ObjectiveTo construct the connective tissue growth factor (CTGF) recombinant interference vector (shRNA) and observe its inhibitory effect on the expression of endogenous CTGF in retinal vascular endothelial cells. Methods The human CTGF shRNA was constructed and the high-titer CTGF shRNA lentivirus particles was acquired via three-plasmid lentivirus packaging system to infect retinal vascular endothelial cells. The optimal multiplicity and onset time of lentivirus infection were identified by tracing down the red florescent protein in interference vector. The cells were classified into three groups: blank control group, infection control group and CTGF knockdown group. The differences in cells migrating ability was observed through Transwell allay. The mRNA and protein expression of CTGF, fibronectin, α-smooth muscle actin (α-SMA) and collagen Ⅰ (Col Ⅰ) were quantified through real-time PCR testing and Western blot system.
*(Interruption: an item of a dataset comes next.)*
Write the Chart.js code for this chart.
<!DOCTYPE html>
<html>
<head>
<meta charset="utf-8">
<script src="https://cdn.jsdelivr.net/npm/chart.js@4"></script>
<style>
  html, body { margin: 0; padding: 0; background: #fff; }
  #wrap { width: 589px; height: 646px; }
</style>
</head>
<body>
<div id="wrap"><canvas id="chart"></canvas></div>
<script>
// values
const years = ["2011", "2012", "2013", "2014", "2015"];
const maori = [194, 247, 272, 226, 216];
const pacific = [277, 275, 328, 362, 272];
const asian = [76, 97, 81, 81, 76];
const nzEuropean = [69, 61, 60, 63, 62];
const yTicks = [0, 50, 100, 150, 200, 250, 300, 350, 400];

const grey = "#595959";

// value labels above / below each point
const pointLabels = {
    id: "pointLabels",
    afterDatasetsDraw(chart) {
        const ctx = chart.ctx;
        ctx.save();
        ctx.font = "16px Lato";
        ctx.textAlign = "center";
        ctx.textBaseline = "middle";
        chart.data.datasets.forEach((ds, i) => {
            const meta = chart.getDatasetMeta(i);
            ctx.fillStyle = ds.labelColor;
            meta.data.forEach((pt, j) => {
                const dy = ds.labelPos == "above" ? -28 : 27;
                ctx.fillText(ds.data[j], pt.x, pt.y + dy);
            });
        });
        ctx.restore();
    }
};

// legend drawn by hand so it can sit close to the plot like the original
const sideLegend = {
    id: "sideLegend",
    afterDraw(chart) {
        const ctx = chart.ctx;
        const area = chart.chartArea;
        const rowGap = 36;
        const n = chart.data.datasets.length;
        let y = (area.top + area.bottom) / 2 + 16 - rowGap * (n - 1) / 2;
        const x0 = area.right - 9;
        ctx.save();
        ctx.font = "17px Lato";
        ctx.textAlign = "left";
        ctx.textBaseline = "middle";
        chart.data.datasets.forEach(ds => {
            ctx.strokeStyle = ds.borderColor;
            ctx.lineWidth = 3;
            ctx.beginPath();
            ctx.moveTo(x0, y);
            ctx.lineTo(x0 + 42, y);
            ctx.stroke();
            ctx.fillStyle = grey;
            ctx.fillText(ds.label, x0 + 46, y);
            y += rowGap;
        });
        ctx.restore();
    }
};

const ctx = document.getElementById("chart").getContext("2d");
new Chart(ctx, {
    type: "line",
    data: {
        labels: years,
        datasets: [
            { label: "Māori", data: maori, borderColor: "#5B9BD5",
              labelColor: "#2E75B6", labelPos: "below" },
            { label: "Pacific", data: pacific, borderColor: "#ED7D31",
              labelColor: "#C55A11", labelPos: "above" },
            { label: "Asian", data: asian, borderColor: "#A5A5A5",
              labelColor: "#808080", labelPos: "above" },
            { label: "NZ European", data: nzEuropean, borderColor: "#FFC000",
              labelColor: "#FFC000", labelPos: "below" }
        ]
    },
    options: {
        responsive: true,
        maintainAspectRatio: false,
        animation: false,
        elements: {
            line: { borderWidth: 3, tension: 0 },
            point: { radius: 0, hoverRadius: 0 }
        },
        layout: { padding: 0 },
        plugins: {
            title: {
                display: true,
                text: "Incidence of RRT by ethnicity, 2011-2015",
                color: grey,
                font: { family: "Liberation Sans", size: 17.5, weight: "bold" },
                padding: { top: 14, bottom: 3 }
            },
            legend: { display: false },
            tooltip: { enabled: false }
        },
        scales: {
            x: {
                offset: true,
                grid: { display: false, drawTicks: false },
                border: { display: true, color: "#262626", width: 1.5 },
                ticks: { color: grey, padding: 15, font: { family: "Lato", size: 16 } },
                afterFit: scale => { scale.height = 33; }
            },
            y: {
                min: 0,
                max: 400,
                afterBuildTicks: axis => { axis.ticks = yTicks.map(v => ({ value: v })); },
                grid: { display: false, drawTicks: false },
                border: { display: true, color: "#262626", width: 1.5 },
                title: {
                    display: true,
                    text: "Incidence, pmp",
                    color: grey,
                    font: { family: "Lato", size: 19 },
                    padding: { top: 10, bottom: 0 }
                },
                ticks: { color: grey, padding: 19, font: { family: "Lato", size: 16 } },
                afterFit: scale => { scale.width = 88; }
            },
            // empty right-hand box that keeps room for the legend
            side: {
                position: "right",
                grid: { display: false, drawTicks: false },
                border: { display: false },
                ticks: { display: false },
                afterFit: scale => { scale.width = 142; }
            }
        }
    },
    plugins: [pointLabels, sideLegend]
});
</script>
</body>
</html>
Data between the three groups were examined via one-way analysis of variance. ResultsThe result showed that an optimal multiplicity of 20 and onset time of 72 hours were the requirements to optimize lentivirus infection. Transwell allay result showed a contrast in the number of migrated cells in the CTGF knockdown group and that in the blank control group and infection control group (F=20.64, P=0.002). Real-time PCR testing showed a contrast in related gene expression (CTGF, fibronectin, α-SMA and Col Ⅰ) in the CTGF knocked-down group and that in the blank control group and infection control group (F=128.83, 124.44, 144.76, 1 374.44; P=0.000, 0.000, 0.000, 0.000). Western blot system showed the statistical significance of the contrasted number of related protein expression (CTGF, fibronectin, α-SMA and Col Ⅰ) in the knockdown group and that in the blank control group (F=22.55, 41.60, 25.73, 161.68; P=0.002, 0.000, 0.001, 0.000). ConclusionThe success in producing CTGF shRNA lentivirus particle suggests that CTGF shRNA lentivirus can effectively knock down CTGF expression.